The move, on the surface, made little sense once Andersen signed the contract to make him a Leaf for the next five seasons. The Leafs already had a goaltender making $4.15 million per season who was eating starter minutes, but it was clear that head coach Mike Babcock wanted more out of Bernier last season who, in his defence, played behind a fantastically horrific defence. It appears that Bernier will become the most expensive backup netminder in the NHL this season with this move which may have left a few people scratching their heads.
This move seemed rushed in a rebuild that was promised to be long and hard for fans to stomach. The Leafs, despite their best efforts, will not win a Stanley Cup next season and may not even qualify for the playoffs. This is a franchise that has run through names like Raycroft, Toskala, and Reimer with no success despite these goalies' previous successes in various forms, and Bernier can be added to that list. However, Toronto hasn't iced a team with a solid blue line for a few seasons now, and it could be argued that they haven't had a legitimate top pairing of defencemen since the turn of the millennium. It's hard for the last line of defence to be stellar when they are often the only line of defence keeping the Leafs in games.
Andersen will certainly see a different type of game in Toronto after coming out of Anaheim where he found success under Bruce Boudreau's system. Anaheim is putting their stock into John Gibson at this point, and carrying two young goalies who both want starter minutes is a difficult situation when it comes to free agent value. The easiest thing for Anaheim to do was to move one of their young netminders, and Andersen was the piece that deemed expendable. That's entirely their choice, and Toronto was able to pry Andersen away from Anaheim for less than a king's bounty.
In Toronto, however, the Leafs will pose a major problem when it comes to Andersen's stats. They are, statistically, on the lower echelon of NHL teams, and we saw Jonathan Bernier's stats fall from where they once were in Los Angeles. I'd expect the same trend to happen with Andersen for the next few seasons until the Leafs have cobbled together a half-decent set of defencemen who can actually defend fairly well.
The other odd thing that this trade presents is that the Leafs will have Andersen under contract and, presumably, protected once the Las Vegas expansion draft gets the green light. Bernier, though, becomes a free agent in the summer of 2017, though, meaning he can't be the goaltender that the Leafs expose to the Vegas NHL team when the draft takes place. That means that Antoine Bibeau or Garret Sparks would be exposed, and that makes little sense when one considers that those two are the future netminders of the Leafs... or so they thought. So why make this deal for Andersen now when it seems there was no need for it at this juncture?
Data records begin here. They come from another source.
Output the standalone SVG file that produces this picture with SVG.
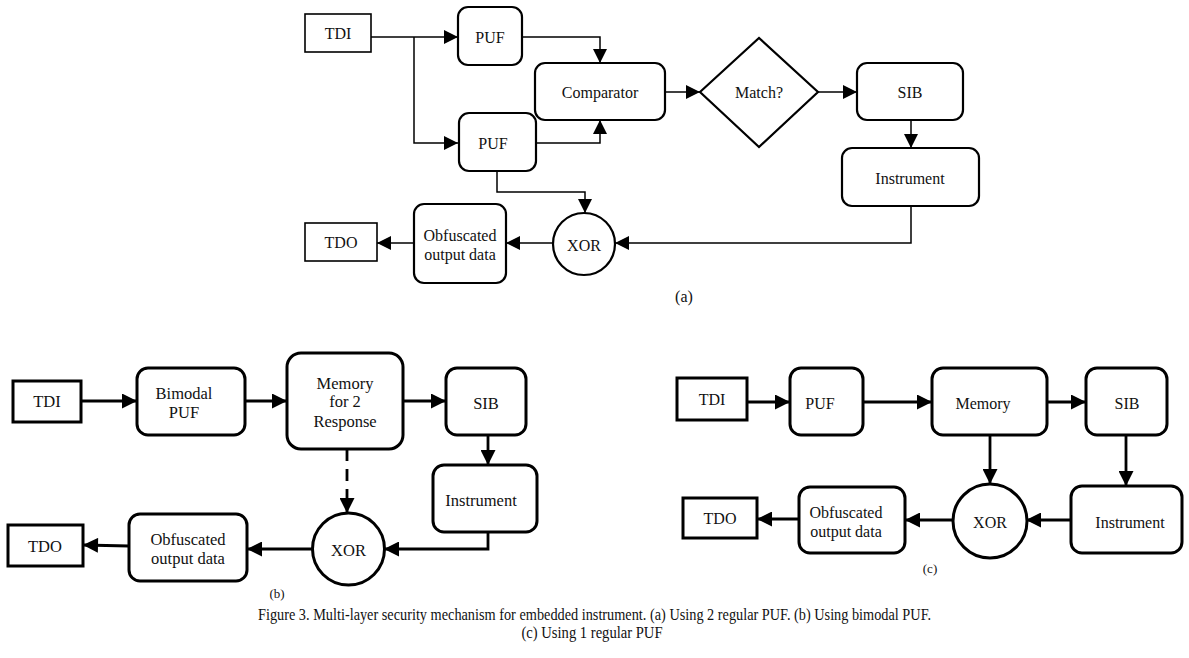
<svg xmlns="http://www.w3.org/2000/svg" width="1189" height="658" viewBox="0 0 1189 658" font-family="'Liberation Serif', 'Times New Roman', serif">
<style>
text{font-family:'Liberation Serif','Times New Roman',serif;fill:#111;text-anchor:middle;dominant-baseline:central}
.la{font-size:16px}
.lb{font-size:16.5px}
.cap{font-size:16px}
.ra{fill:#fff;stroke:#000;stroke-width:2.2}
.pa{fill:#fff;stroke:#000;stroke-width:1.6}
.rb{fill:#fff;stroke:#000;stroke-width:3}
.ca{fill:none;stroke:#000;stroke-width:1.5}
.cb{fill:none;stroke:#000;stroke-width:2.8}
</style>
<defs>
<marker id="ah" viewBox="0 0 10 10" refX="10" refY="5" markerWidth="15" markerHeight="14" markerUnits="userSpaceOnUse" orient="auto"><path d="M0,0 L10,5 L0,10 z" fill="#000"/></marker>
<marker id="bh" viewBox="0 0 10 10" refX="10" refY="5" markerWidth="16" markerHeight="15" markerUnits="userSpaceOnUse" orient="auto"><path d="M0,0 L10,5 L0,10 z" fill="#000"/></marker>
</defs>
<rect width="1189" height="658" fill="#fff"/>

<g id="connectors">
<g class="ca" marker-end="url(#ah)">
<path d="M371,37 H458"/>
<path d="M414,37 V143 H458"/>
<path d="M522,37 H600 V63"/>
<path d="M537,143 H600 V120"/>
<path d="M665,92 H700"/>
<path d="M818,92 H857"/>
<path d="M911,120 V148"/>
<path d="M911,206 V243 H615"/>
<path d="M497,171 V192 H585 V213"/>
<path d="M553,243 H506"/>
<path d="M414,243 H377"/>
</g>
<g class="cb" marker-end="url(#bh)">
<path d="M81,401 H137"/>
<path d="M245,401 H287"/>
<path d="M403,401 H446"/>
<path d="M488,435 V465"/>
<path d="M488,532 V549 H384"/>
<path d="M347,449 V513" stroke-dasharray="12,8"/>
<path d="M313,549 H247"/>
<path d="M129,546 L83,545"/>
<path d="M747,402 H790"/>
<path d="M863,402 H932"/>
<path d="M1047,402 H1086"/>
<path d="M1126,435 V486"/>
<path d="M1071,520 H1026"/>
<path d="M990,435 V484"/>
<path d="M954,520 H905"/>
<path d="M799,519 H757"/>
</g>
</g>

<!-- (a) -->
<g id="a_tdi"><rect class="pa" x="305" y="14" width="66" height="38"/><text class="la" x="338" y="33">TDI</text></g>
<g id="a_puf1"><rect class="ra" x="458" y="7" width="64" height="58" rx="10"/><text class="la" x="490" y="37">PUF</text></g>
<g id="a_puf2"><rect class="ra" x="459" y="113" width="77" height="58" rx="10"/><text class="la" x="493" y="143">PUF</text></g>
<g id="a_comp"><rect class="ra" x="535" y="63" width="130" height="57" rx="10"/><text class="la" x="600" y="92">Comparator</text></g>
<g id="a_match"><path class="ra" d="M700,92 L759,38 L818,92 L759,147 Z"/><text class="la" x="759" y="92">Match?</text></g>
<g id="a_sib"><rect class="ra" x="857" y="63" width="106" height="57" rx="10"/><text class="la" x="910" y="92">SIB</text></g>
<g id="a_instr"><rect class="ra" x="842" y="148" width="137" height="58" rx="10"/><text class="la" x="910" y="178">Instrument</text></g>
<g id="a_xor"><circle class="ra" cx="584" cy="244" r="31"/><text class="la" x="584" y="245">XOR</text></g>
<g id="a_obf"><rect class="ra" x="414" y="204" width="92" height="79" rx="10"/><text class="la" x="460" y="235">Obfuscated</text><text class="la" x="460" y="254">output data</text></g>
<g id="a_tdo"><rect class="pa" x="305" y="223" width="72" height="38"/><text class="la" x="341" y="242">TDO</text></g>
<text class="la" x="684" y="296">(a)</text>

<!-- (b) -->
<g id="b_tdi"><rect class="rb" x="13" y="381" width="68" height="41"/><text class="lb" x="47" y="401">TDI</text></g>
<g id="b_puf"><rect class="rb" x="137" y="368" width="108" height="67" rx="11"/><text class="lb" x="184" y="393">Bimodal</text><text class="lb" x="184" y="412">PUF</text></g>
<g id="b_mem"><rect class="rb" x="287" y="353" width="116" height="96" rx="14"/><text class="lb" x="345" y="383">Memory</text><text class="lb" x="345" y="401">for 2</text><text class="lb" x="345" y="421">Response</text></g>
<g id="b_sib"><rect class="rb" x="446" y="368" width="80" height="67" rx="11"/><text class="lb" x="486" y="403">SIB</text></g>
<g id="b_instr"><rect class="rb" x="433" y="465" width="104" height="67" rx="11"/><text class="lb" x="481" y="500">Instrument</text></g>
<g id="b_xor"><circle class="rb" cx="348.5" cy="549" r="36"/><text class="lb" x="348.5" y="550">XOR</text></g>
<g id="b_obf"><rect class="rb" x="129" y="514" width="118" height="67" rx="11"/><text class="lb" x="188" y="539">Obfuscated</text><text class="lb" x="188" y="558">output data</text></g>
<g id="b_tdo"><rect class="rb" x="8" y="525" width="75" height="41"/><text class="lb" x="45" y="546">TDO</text></g>
<text x="277" y="593" style="font-size:13px">(b)</text>

<!-- (c) -->
<g id="c_tdi"><rect class="rb" x="677" y="378" width="70" height="42"/><text class="la" x="712" y="399">TDI</text></g>
<g id="c_puf"><rect class="rb" x="790" y="368" width="73" height="67" rx="11"/><text class="la" x="820" y="403">PUF</text></g>
<g id="c_mem"><rect class="rb" x="932" y="368" width="115" height="67" rx="11"/><text class="la" x="983" y="403">Memory</text></g>
<g id="c_sib"><rect class="rb" x="1086" y="368" width="81" height="67" rx="11"/><text class="la" x="1127" y="403">SIB</text></g>
<g id="c_instr"><rect class="rb" x="1071" y="486" width="111" height="67" rx="11"/><text class="la" x="1130" y="522">Instrument</text></g>
<g id="c_xor"><circle class="rb" cx="990" cy="521" r="37"/><text class="la" x="990" y="522">XOR</text></g>
<g id="c_obf"><rect class="rb" x="799" y="487" width="106" height="66" rx="11"/><text class="la" x="846" y="512">Obfuscated</text><text class="la" x="846" y="531">output data</text></g>
<g id="c_tdo"><rect class="rb" x="683" y="498" width="74" height="40"/><text class="la" x="720" y="518">TDO</text></g>
<text x="930" y="568" style="font-size:13px">(c)</text>

<text class="cap" x="594.5" y="614" textLength="673" lengthAdjust="spacingAndGlyphs">Figure 3. Multi-layer security mechanism for embedded instrument. (a) Using 2 regular PUF. (b) Using bimodal PUF.</text>
<text class="cap" x="592" y="632" textLength="141" lengthAdjust="spacingAndGlyphs">(c) Using 1 regular PUF</text>
</svg>
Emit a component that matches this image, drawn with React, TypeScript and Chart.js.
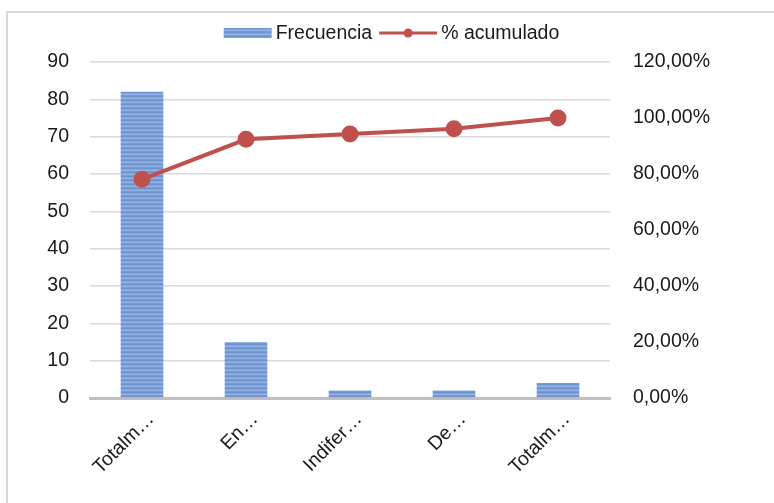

"The opportunity of acquiring him came now," Leafs general manager Lou Lamoriello told Kevin McGran of the Toronto Star. "This will help the growth of our young players with the tandem of Freddie and Bernie."
"Help the growth"? Is that for real? After all the whining and crying over how poorly Bernier seemed to play last season, this is the line that Lamoriello delivers as his justification for making what seems to be a rather unnecessary move at this point in the rebuild?
He then went on record and anointed Andersen the starting netminder for the Maple Leafs. "I think that he has to know that he's our No. 1 goaltender and that the support is there, the confidence is there and the commitment's there," Lamoriello said on the conference call.
Geez, no pressure there, eh?
As it stands, Andersen will fall into one of two buckets when all is said and done. The first contains names like Joseph, Belfour, Bower, and Sawchuk. The other contains the names of Toskala, Raycroft, Fuhr, Ing, and, as of now, Bernier. The former are the guys whose play between the pipes elevated this team to higher ground than they would have reached without them. The latter are those who were thrown to the wolves with little protection and asked to deliver salvation for 50 years of failure.
Welcome to a whole new world, Frederik Andersen.